One may indeed ask where philosophy enters. It comes as one giving form but at the same time being in touch with this Abyss, or ‘nightmare of non-being’ (179), that expresses itself as a struggle between emerging oppositions, namely, reality and appearance, opinion and truth, and nature and law. These oppositions are related to each other and are enfolded within each other so that they both are and are not true oppositions. They are at ‘once opposed and indissociable’ (181). Yet they bespeak a logic within themselves that he calls an ‘ensemblist-identitarian logic’. Using Aristotle's distinction between logos and nous, the ensemblist-identitarian logic will refer to the relation between concepts through demonstrations within a given series, but the very first and last term are not demonstratable, and it is the nous, as thinking, that can grant access to the indemonstrable principles and to ousia, as the essence of the thing (184). When Anaximander asks after the apeiron, the indeterminate, he breaks his (mythical) standing within the series because he ventures outside the direct relation to the myth as the given in order to ask for the indeterminate, the other, that ‘which is outside the terms of the series [and] by definition unrepresentable’ (184). Here is a radical break. Castoriadis, shows, however, that the Greek mythological concept of moira already affects this change in so far as the three sisters of fate act as judges outside of their ‘series’ of the gods and men who are all judged. A further break occurs in that disinterestedness appears when the sole reason for asking after the apeiron is for the sake of understanding itself. Questioning here feeds the above-mentioned oppositions between appearance and reality, opinion and truth, and nature (physis) and law (nomos). The latter gets a thorough treatment later, as he finds it operational in the second founding of philosophy as an act. Here it is an act when citizens ask: ‘What is the law, who lays it down, and by what principles?’

It is ultimately this citizens’ activity relating to nomos that Castoriadis sees humanity clothing itself in. And it is here that we find his practical interests as a thinker whose thought is oriented towards the transformation of contemporary humanity. Identifying and retrieving new significations is the way forward. Certainly, in this book we gain much to reflect on and to take further in our search for philosophy and thinking that might constitute a better humanity.

Apart from the odd terminology at times that one will either ‘love or hate’, the deep way in which the relationship between myth and philosophy is presented is a bonus. Early on, Castoriadis asks his students what one looks for in a great work of thinking. And finally he answers:

Not for the revelation of a definitive truth. Nor for only some information that we can find there. . . . We want to see what great thinking is, how it works – but not only that. We want to understand how, all while deploying its own forms, it posits forms that are not its own and that refer to something other than itself.
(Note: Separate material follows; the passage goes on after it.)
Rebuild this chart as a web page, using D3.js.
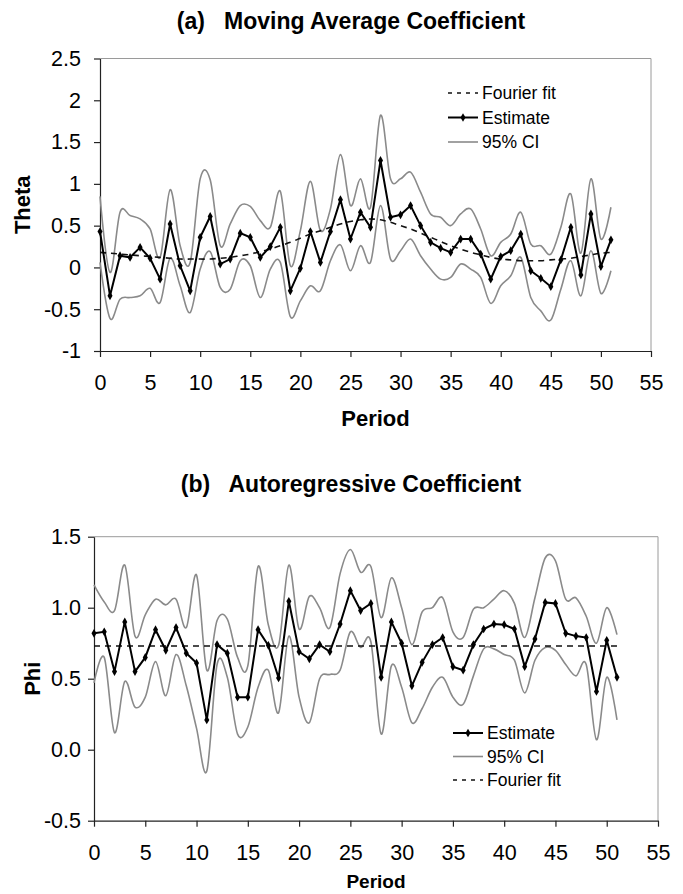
<!DOCTYPE html>
<html>
<head>
<meta charset="utf-8">
<script src="https://cdn.jsdelivr.net/npm/d3@7"></script>
<style>
  body { margin: 0; background: #fff; }
  svg { display: block; font-family: "Liberation Sans", Arial, sans-serif; }
  .panel-title { font-weight: bold; font-size: 23px; }
  .axis-title { font-weight: bold; font-size: 22px; }
  .tick text { font-size: 21.5px; fill: #000; }
  .legend text { font-size: 17.5px; }
</style>
</head>
<body>
<div id="chart"></div>
<script>
// Períodos (eixo x) e ticks
const periods = [0,1,2,3,4,5,6,7,8,9,10,11,12,13,14,15,16,17,18,19,20,21,22,23,24,25,
  26,27,28,29,30,31,32,33,34,35,36,37,38,39,40,41,42,43,44,45,46,47,48,49,50,51];
const xTicks = [0,5,10,15,20,25,30,35,40,45,50,55];

// (a) Moving average coefficient
const thetaTicks = [-1,-0.5,0,0.5,1,1.5,2,2.5];
const thetaEst = [0.43,-0.34,0.14,0.12,0.24,0.11,-0.14,0.52,0.02,-0.28,0.36,0.61,0.04,0.10,0.41,0.36,0.12,0.25,0.48,-0.28,
  -0.01,0.43,0.06,0.43,0.81,0.34,0.66,0.48,1.28,0.60,0.63,0.74,0.50,0.30,0.23,0.18,0.34,0.34,0.16,-0.14,
  0.13,0.20,0.40,-0.04,-0.13,-0.23,0.09,0.48,-0.09,0.64,0.01,0.33];
const thetaUpper = [0.85,-0.06,0.66,0.62,0.58,0.46,0.12,0.93,0.26,0.06,1.06,1.05,0.26,0.52,0.74,0.73,0.56,0.48,0.91,0.02,
  0.44,1.03,0.44,0.70,1.35,0.74,1.06,0.72,1.82,1.06,1.06,1.14,0.90,0.64,0.60,0.50,0.64,0.70,0.46,0.14,
  0.30,0.40,0.66,0.28,0.26,0.16,0.48,0.88,0.17,1.06,0.34,0.72];
const thetaLower = [0.06,-0.61,-0.38,-0.36,-0.34,-0.25,-0.42,0.11,-0.22,-0.54,-0.02,0.19,-0.24,-0.26,0.08,0.02,-0.36,-0.02,0.06,-0.59,
  -0.40,-0.22,-0.28,0.08,0.27,-0.04,0.26,0.06,0.74,0.10,0.20,0.34,0.14,-0.02,-0.14,-0.12,0.04,-0.02,-0.12,-0.43,
  -0.22,-0.10,0.12,-0.36,-0.52,-0.63,-0.26,0.08,-0.34,0.20,-0.31,-0.04];
const thetaFourier = [0.18,0.17,0.16,0.15,0.14,0.13,0.12,0.11,0.10,0.10,0.10,0.10,0.11,0.12,0.14,0.16,0.19,0.22,0.26,0.30,
  0.35,0.40,0.44,0.48,0.52,0.55,0.57,0.58,0.57,0.54,0.50,0.46,0.41,0.36,0.31,0.26,0.22,0.18,0.15,0.12,
  0.10,0.09,0.08,0.08,0.08,0.09,0.10,0.11,0.13,0.15,0.17,0.18];

// (b) Autoregressive coefficient
const phiTicks = [-0.5,0,0.5,1,1.5];
const phiEst = [0.82,0.83,0.55,0.90,0.55,0.65,0.845,0.70,0.86,0.68,0.61,0.21,0.74,0.68,0.37,0.37,0.845,0.735,0.505,1.045,
  0.69,0.64,0.74,0.69,0.885,1.12,0.98,1.03,0.51,0.90,0.75,0.45,0.615,0.74,0.79,0.585,0.56,0.74,0.85,0.885,
  0.88,0.85,0.585,0.78,1.037,1.03,0.82,0.80,0.79,0.41,0.77,0.51];
const phiUpper = [1.16,1.04,0.98,1.30,0.80,0.95,1.06,1.02,1.06,0.86,1.23,0.56,0.91,0.92,0.65,0.59,1.29,0.88,0.735,1.30,
  0.85,1.08,1.00,0.86,1.24,1.41,1.25,1.29,0.93,1.21,1.00,0.74,0.97,1.00,1.07,0.83,0.79,0.99,1.00,1.06,
  1.12,1.03,0.79,1.07,1.35,1.33,1.06,1.07,0.94,0.75,1.00,0.81];
const phiLower = [0.47,0.65,0.12,0.48,0.30,0.37,0.62,0.38,0.67,0.45,0.15,-0.15,0.60,0.51,0.11,0.16,0.44,0.56,0.26,0.80,
  0.37,0.19,0.50,0.53,0.56,0.83,0.72,0.76,0.11,0.59,0.44,0.19,0.29,0.44,0.51,0.37,0.32,0.52,0.71,0.71,
  0.67,0.63,0.40,0.63,0.72,0.70,0.60,0.52,0.60,0.07,0.51,0.21];
const phiFourier = [0.73,0.73,0.73,0.73,0.73,0.73,0.73,0.73,0.73,0.73,0.73,0.73,0.73,0.73,0.73,0.73,0.73,0.73,0.73,0.73,
  0.73,0.73,0.73,0.73,0.73,0.73,0.73,0.73,0.73,0.73,0.73,0.73,0.73,0.73,0.73,0.73,0.73,0.73,0.73,0.73,
  0.73,0.73,0.73,0.73,0.73,0.73,0.73,0.73,0.73,0.73,0.73,0.73];

const width = 683, height = 894;
const svg = d3.select('#chart').append('svg').attr('width', width).attr('height', height);

const fmtA = d => String(d);
const fmtB = d => d3.format('.1f')(d).replace('\u2212', '-');

function createPanel({ left, right, top, bottom, yDomain, yTicks, yFormat, yPad, title, titleY, yLabel, yLabelX, xLabelY, xLabelSize, est, upper, lower, fourier, fourierSmooth, legendX, legendY, legendStep, legendOrder }) {
  const x = d3.scaleLinear().domain([0, 55]).range([left, right]);
  const y = d3.scaleLinear().domain(yDomain).range([bottom, top]);
  const g = svg.append('g');

  // cadre gris (haut + droite)
  g.append('path')
    .attr('d', `M${left},${top}H${right}V${bottom}`)
    .attr('fill', 'none').attr('stroke', '#9a9a9a').attr('stroke-width', 1);

  const xAxis = g.append('g').attr('transform', `translate(0,${bottom})`)
    .call(d3.axisBottom(x).tickValues(xTicks).tickSize(6).tickSizeOuter(0).tickPadding(18));
  const yAxis = g.append('g').attr('transform', `translate(${left},0)`)
    .call(d3.axisLeft(y).tickValues(yTicks).tickFormat(yFormat).tickSize(6).tickSizeOuter(0).tickPadding(yPad));
  [xAxis, yAxis].forEach(a => {
    a.selectAll('path, line').attr('stroke', '#222').attr('stroke-width', 1.2);
    a.selectAll('text').attr('font-family', '"Liberation Sans", Arial, sans-serif');
  });

  g.append('text').attr('class', 'panel-title').attr('x', 351).attr('y', titleY)
    .attr('text-anchor', 'middle').attr('xml:space', 'preserve').text(title);
  g.append('text').attr('class', 'axis-title').attr('x', (left + right) / 2).attr('y', xLabelY)
    .style('font-size', xLabelSize + 'px')
    .attr('text-anchor', 'middle').text('Period');
  g.append('text').attr('class', 'axis-title')
    .attr('transform', `translate(${yLabelX},${(top + bottom) / 2}) rotate(-90)`)
    .attr('text-anchor', 'middle').text(yLabel);

  const smooth = d3.line().x((d, i) => x(periods[i])).y(d => y(d)).curve(d3.curveCardinal.tension(0));
  const straight = d3.line().x((d, i) => x(periods[i])).y(d => y(d));

  [upper, lower].forEach(s => {
    g.append('path').attr('d', smooth(s)).attr('fill', 'none')
      .attr('stroke', '#8a8a8a').attr('stroke-width', 1.6);
  });
  g.append('path').attr('d', (fourierSmooth ? smooth : straight)(fourier)).attr('fill', 'none')
    .attr('stroke', '#111').attr('stroke-width', 1.6).attr('stroke-dasharray', '6,5');
  g.append('path').attr('d', straight(est)).attr('fill', 'none')
    .attr('stroke', '#000').attr('stroke-width', 2);
  const diamond = d3.symbol(d3.symbolDiamond).size(22);
  g.selectAll('.marker').data(est).enter().append('path')
    .attr('class', 'marker')
    .attr('transform', (d, i) => `translate(${x(periods[i])},${y(d)})`)
    .attr('d', diamond).attr('fill', '#000');

  // légende
  const lg = g.append('g').attr('class', 'legend');
  legendOrder.forEach((key, i) => {
    const cy = legendY + i * legendStep;
    const row = lg.append('g');
    const line = row.append('line').attr('x1', legendX).attr('x2', legendX + 30)
      .attr('y1', cy).attr('y2', cy).attr('fill', 'none');
    if (key === 'Estimate') {
      line.attr('stroke', '#000').attr('stroke-width', 2);
      row.append('path').attr('transform', `translate(${legendX + 15},${cy})`).attr('d', diamond).attr('fill', '#000');
    } else if (key === '95% CI') {
      line.attr('stroke', '#8a8a8a').attr('stroke-width', 1.6);
    } else {
      line.attr('stroke', '#111').attr('stroke-width', 1.6).attr('stroke-dasharray', '4,5');
    }
    row.append('text').attr('x', legendX + 34).attr('y', cy).attr('dy', '0.35em').text(key);
  });
}

createPanel({
  left: 100, right: 651, top: 58.5, bottom: 351,
  yDomain: [-1, 2.5], yTicks: thetaTicks, yFormat: fmtA, yPad: 13,
  title: '(a)   Moving Average Coefficient', titleY: 29,
  yLabel: 'Theta', yLabelX: 30, xLabelY: 426, xLabelSize: 22,
  est: thetaEst, upper: thetaUpper, lower: thetaLower, fourier: thetaFourier, fourierSmooth: true,
  legendX: 448, legendY: 93, legendStep: 24.5, legendOrder: ['Fourier fit', 'Estimate', '95% CI']
});

createPanel({
  left: 94, right: 658, top: 536.7, bottom: 820.7,
  yDomain: [-0.5, 1.5], yTicks: phiTicks, yFormat: fmtB, yPad: 7,
  title: '(b)   Autoregressive Coefficient', titleY: 492,
  yLabel: 'Phi', yLabelX: 40, xLabelY: 888, xLabelSize: 19,
  est: phiEst, upper: phiUpper, lower: phiLower, fourier: phiFourier, fourierSmooth: false,
  legendX: 453, legendY: 733, legendStep: 23.5, legendOrder: ['Estimate', '95% CI', 'Fourier fit']
});
</script>
</body>
</html>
And that is its great difference from the work of art. But the work of thinking, when it deploys new forms, does this so that something should be thought which is exterior to itself and which at the same time is not independent of it. This is the mystery of the relationship of thinking with its object. (14)

If this is the case, one would certainly find this book to be a ‘great work of thinking’. He certainly succeeds in providing a clear view of lived reality as a myth on the one hand and thinking as giving a questioning form to this reality that he calls the Abyss on the other.